** Begin **

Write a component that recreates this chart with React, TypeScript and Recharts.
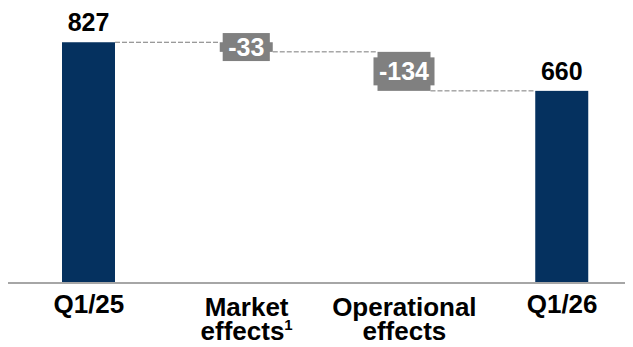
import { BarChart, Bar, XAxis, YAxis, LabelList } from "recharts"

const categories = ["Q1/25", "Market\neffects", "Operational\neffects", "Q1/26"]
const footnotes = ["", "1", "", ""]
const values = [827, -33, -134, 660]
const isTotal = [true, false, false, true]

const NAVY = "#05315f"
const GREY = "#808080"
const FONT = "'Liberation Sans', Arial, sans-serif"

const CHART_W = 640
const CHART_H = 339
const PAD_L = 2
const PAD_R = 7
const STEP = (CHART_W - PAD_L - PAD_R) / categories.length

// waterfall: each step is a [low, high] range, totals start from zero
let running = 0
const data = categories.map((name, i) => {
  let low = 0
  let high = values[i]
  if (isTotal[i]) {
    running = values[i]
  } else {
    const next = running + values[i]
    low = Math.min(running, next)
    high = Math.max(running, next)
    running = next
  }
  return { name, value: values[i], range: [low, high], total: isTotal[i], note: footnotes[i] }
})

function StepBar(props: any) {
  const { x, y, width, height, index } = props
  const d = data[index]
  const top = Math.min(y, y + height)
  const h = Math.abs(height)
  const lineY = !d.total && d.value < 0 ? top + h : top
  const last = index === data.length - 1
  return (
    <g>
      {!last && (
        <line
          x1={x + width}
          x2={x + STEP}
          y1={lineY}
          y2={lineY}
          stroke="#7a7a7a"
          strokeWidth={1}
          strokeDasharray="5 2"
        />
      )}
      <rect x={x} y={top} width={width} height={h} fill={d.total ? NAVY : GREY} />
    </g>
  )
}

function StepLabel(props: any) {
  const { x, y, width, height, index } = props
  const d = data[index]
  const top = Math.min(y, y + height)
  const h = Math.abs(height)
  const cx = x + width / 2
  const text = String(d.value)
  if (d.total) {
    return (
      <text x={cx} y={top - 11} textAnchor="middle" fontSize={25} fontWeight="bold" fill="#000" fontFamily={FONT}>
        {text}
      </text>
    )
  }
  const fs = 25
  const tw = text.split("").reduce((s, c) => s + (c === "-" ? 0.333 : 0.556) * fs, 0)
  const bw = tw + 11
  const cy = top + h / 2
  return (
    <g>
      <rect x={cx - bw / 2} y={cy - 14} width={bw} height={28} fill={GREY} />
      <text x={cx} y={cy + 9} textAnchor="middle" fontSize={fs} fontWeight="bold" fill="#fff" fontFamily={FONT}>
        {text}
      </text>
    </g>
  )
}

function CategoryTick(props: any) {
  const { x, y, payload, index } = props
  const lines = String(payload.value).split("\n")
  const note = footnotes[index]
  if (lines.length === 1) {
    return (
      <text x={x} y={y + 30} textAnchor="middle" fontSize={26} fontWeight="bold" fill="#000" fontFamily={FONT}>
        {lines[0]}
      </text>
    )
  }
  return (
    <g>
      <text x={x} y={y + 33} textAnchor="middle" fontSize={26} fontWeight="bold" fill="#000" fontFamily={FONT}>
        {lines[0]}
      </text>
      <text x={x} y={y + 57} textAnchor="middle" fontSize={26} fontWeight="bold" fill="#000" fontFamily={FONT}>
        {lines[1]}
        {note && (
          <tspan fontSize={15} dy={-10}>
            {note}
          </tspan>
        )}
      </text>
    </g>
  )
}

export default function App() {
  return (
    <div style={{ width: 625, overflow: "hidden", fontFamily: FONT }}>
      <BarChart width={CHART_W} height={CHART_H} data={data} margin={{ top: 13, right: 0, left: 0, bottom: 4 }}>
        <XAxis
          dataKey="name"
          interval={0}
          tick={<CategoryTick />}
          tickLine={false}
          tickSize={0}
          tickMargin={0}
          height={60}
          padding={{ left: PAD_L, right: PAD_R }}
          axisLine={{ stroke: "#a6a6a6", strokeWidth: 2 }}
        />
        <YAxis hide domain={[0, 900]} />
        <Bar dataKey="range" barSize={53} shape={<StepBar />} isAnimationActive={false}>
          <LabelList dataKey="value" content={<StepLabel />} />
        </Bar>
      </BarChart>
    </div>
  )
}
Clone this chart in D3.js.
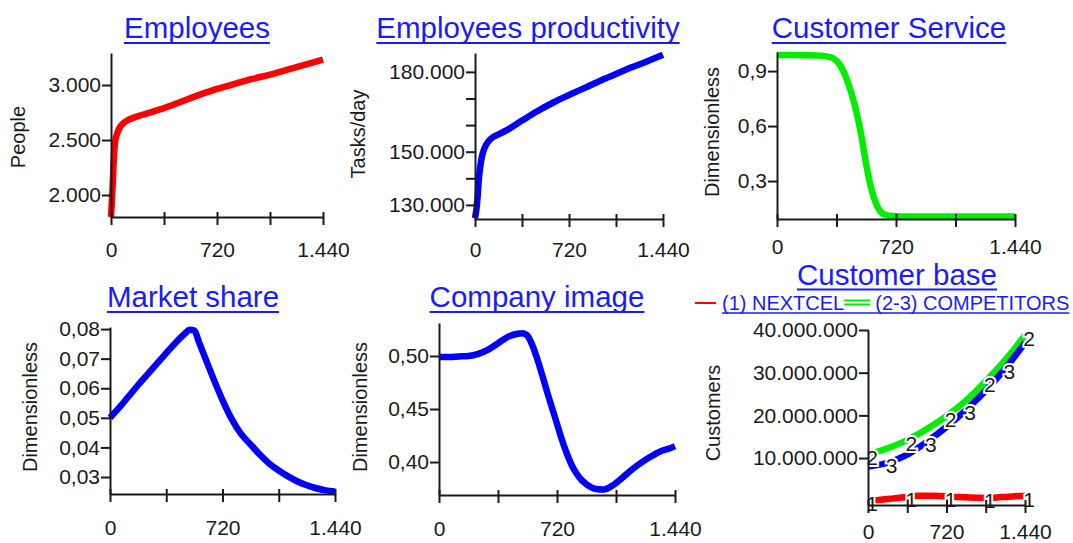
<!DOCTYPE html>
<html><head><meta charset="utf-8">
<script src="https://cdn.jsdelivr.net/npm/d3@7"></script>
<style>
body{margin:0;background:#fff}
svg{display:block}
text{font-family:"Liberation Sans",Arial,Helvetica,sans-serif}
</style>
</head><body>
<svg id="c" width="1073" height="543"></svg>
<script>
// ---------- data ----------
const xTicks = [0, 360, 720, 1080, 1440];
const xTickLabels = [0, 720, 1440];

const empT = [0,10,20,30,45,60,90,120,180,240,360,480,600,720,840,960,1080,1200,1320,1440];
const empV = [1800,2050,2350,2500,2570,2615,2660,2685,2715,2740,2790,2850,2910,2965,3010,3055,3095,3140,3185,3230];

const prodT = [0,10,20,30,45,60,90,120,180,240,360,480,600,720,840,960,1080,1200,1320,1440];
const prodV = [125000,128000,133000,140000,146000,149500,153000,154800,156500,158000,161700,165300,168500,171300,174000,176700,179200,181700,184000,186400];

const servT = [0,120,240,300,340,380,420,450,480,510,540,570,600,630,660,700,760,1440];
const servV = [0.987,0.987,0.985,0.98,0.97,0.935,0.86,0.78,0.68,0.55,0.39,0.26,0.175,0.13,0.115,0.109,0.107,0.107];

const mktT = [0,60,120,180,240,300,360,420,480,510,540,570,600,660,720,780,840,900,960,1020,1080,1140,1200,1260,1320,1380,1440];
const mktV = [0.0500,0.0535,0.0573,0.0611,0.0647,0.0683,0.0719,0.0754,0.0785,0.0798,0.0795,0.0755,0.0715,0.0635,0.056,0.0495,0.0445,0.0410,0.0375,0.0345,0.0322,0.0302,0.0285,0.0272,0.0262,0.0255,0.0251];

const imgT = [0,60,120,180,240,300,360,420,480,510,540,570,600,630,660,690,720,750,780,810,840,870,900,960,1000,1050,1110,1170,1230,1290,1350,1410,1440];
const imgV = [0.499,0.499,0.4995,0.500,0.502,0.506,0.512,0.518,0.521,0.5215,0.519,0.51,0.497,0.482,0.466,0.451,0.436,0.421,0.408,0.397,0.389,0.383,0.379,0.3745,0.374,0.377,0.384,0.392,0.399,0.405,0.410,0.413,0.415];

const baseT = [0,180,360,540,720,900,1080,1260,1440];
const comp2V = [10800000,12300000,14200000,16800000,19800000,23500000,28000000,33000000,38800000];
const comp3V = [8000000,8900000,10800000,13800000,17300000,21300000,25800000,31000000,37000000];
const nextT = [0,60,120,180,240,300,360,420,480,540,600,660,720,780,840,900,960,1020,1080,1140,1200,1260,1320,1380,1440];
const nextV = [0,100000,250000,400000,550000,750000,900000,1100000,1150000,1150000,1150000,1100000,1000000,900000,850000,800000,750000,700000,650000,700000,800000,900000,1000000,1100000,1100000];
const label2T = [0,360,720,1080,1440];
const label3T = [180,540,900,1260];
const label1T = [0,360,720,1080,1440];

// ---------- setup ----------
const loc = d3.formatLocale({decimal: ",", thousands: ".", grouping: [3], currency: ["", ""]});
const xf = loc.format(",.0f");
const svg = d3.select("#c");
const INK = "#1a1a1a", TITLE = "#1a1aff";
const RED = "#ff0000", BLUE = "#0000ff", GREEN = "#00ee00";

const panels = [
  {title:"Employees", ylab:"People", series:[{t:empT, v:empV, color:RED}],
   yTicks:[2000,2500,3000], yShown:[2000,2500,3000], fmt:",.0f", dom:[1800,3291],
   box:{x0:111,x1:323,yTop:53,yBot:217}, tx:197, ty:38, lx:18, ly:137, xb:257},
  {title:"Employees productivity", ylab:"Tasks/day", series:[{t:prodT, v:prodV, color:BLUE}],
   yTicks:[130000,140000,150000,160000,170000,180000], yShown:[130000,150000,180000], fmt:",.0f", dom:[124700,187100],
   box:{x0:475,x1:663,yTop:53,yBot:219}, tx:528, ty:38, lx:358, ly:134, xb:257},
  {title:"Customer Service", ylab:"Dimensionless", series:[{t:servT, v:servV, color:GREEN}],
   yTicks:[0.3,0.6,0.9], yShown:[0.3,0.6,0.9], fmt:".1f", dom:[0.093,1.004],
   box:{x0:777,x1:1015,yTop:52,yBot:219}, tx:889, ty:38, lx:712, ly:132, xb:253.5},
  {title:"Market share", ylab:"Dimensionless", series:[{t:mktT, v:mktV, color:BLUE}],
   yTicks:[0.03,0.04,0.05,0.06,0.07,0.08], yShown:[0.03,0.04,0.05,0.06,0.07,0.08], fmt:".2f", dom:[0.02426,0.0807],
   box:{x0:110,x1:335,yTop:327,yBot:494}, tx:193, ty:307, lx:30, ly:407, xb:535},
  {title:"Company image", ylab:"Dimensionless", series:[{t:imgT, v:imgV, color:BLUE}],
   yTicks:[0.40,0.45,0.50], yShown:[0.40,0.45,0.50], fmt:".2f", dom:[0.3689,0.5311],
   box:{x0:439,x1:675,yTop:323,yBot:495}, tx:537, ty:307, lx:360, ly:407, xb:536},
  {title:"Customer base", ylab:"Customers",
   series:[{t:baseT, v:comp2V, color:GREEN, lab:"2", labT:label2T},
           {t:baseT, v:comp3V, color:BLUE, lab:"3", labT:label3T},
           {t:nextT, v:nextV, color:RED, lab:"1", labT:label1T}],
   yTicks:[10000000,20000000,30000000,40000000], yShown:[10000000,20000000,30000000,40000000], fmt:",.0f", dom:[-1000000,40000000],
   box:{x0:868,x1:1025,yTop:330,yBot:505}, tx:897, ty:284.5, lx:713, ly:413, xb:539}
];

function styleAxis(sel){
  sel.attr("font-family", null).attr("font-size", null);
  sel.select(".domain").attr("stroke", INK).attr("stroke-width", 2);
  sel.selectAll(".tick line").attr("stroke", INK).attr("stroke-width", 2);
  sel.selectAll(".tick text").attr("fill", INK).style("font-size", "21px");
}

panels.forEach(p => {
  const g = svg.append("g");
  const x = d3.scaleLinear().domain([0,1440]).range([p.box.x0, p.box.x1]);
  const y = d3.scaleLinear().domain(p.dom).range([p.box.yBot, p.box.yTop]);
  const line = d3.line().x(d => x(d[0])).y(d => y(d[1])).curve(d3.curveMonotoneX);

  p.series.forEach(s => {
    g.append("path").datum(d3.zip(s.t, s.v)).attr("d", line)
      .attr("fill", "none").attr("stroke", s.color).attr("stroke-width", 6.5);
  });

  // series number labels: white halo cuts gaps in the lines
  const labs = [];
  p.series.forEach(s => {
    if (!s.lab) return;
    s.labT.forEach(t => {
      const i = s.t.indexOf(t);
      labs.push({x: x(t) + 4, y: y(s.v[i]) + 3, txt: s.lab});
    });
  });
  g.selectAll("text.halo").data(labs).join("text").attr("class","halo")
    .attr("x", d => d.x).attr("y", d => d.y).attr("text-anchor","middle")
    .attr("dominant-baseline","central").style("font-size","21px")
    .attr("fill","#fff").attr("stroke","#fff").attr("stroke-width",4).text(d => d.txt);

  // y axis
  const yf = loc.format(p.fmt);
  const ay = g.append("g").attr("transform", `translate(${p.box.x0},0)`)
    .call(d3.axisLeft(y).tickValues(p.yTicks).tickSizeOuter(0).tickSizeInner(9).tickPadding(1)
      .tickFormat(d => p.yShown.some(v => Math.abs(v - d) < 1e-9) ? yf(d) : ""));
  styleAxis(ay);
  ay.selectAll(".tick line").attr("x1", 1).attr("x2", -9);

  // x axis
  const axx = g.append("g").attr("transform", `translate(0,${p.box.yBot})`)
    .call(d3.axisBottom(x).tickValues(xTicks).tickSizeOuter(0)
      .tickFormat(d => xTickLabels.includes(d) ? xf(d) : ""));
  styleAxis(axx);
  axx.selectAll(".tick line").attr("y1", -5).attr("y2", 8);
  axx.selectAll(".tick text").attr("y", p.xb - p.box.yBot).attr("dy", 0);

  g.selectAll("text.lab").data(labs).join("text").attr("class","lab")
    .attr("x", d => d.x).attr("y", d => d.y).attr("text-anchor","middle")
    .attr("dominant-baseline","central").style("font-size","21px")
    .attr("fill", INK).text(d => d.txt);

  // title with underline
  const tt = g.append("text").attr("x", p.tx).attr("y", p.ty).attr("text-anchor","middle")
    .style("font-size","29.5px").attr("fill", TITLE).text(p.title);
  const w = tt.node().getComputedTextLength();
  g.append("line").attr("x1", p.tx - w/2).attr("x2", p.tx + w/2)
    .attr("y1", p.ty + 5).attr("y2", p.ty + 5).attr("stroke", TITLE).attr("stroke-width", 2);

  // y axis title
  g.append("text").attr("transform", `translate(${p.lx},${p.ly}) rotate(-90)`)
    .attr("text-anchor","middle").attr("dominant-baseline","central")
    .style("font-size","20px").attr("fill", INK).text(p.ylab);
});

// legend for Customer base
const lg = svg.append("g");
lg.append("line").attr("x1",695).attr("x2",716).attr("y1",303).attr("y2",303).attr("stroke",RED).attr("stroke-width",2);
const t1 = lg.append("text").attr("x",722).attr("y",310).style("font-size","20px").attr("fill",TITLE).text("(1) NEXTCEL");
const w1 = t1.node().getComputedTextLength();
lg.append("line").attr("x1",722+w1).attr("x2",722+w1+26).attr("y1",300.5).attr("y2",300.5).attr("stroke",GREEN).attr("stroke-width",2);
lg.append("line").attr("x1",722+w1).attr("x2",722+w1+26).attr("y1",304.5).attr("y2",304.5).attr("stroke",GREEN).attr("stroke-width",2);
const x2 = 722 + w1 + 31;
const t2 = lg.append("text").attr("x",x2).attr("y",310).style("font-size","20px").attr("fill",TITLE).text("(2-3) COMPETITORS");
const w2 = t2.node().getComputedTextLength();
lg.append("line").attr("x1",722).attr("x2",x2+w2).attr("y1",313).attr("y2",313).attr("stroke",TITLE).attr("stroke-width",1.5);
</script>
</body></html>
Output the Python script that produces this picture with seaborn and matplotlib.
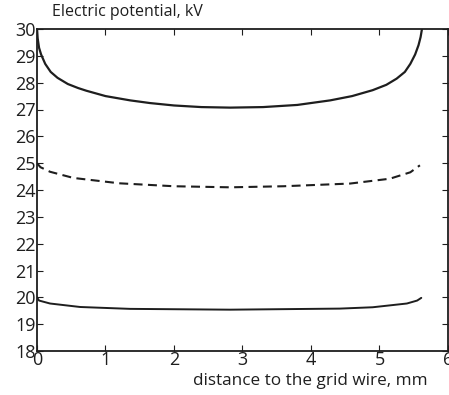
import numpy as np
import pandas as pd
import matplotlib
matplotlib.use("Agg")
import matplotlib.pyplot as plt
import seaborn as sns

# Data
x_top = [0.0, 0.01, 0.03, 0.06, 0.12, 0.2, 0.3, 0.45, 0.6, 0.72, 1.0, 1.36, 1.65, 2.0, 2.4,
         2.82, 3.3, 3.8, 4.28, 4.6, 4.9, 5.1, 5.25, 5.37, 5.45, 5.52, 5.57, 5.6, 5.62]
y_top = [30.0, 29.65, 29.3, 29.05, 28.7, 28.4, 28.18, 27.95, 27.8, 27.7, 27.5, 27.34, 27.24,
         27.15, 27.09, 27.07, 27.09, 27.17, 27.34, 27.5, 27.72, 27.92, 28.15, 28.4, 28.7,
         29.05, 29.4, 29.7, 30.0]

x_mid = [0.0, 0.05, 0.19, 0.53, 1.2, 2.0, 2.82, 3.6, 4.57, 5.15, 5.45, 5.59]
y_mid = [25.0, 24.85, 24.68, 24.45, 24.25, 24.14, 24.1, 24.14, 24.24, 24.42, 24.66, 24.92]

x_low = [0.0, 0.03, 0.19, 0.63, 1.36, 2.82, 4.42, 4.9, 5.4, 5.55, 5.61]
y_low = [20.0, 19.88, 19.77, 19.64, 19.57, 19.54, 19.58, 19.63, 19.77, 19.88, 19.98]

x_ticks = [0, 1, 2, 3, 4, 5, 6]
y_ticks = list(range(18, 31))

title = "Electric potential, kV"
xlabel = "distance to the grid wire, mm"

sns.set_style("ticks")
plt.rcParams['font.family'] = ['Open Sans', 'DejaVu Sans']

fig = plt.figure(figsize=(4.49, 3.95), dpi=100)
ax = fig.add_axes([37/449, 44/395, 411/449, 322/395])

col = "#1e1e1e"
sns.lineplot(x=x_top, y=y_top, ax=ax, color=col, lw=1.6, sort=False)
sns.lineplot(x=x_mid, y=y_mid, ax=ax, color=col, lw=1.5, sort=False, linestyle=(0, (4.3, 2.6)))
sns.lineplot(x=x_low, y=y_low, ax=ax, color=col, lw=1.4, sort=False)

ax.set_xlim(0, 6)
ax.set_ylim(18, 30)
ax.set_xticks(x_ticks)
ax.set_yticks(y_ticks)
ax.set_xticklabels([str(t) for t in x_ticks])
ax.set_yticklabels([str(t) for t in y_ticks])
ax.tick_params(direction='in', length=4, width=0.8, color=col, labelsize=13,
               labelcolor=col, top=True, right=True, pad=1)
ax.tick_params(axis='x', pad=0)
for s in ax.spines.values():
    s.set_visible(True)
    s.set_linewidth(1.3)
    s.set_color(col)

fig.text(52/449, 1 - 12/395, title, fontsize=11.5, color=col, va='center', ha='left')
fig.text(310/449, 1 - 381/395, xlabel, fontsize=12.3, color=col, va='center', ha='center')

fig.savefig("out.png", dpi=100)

** End **

- _To be done_: Nothing but the lines from the one with "Clone this chart in D3.js." down to the one with "const xTickLabels = [0, 720, 1440];" should be printed, both of them included. Leave out the pictures.

- _Output below_:
Clone this chart in D3.js.
<!DOCTYPE html>
<html><head><meta charset="utf-8">
<script src="https://cdn.jsdelivr.net/npm/d3@7"></script>
<style>
body{margin:0;background:#fff}
svg{display:block}
text{font-family:"Liberation Sans",Arial,Helvetica,sans-serif}
</style>
</head><body>
<svg id="c" width="1073" height="543"></svg>
<script>
// ---------- data ----------
const xTicks = [0, 360, 720, 1080, 1440];
const xTickLabels = [0, 720, 1440];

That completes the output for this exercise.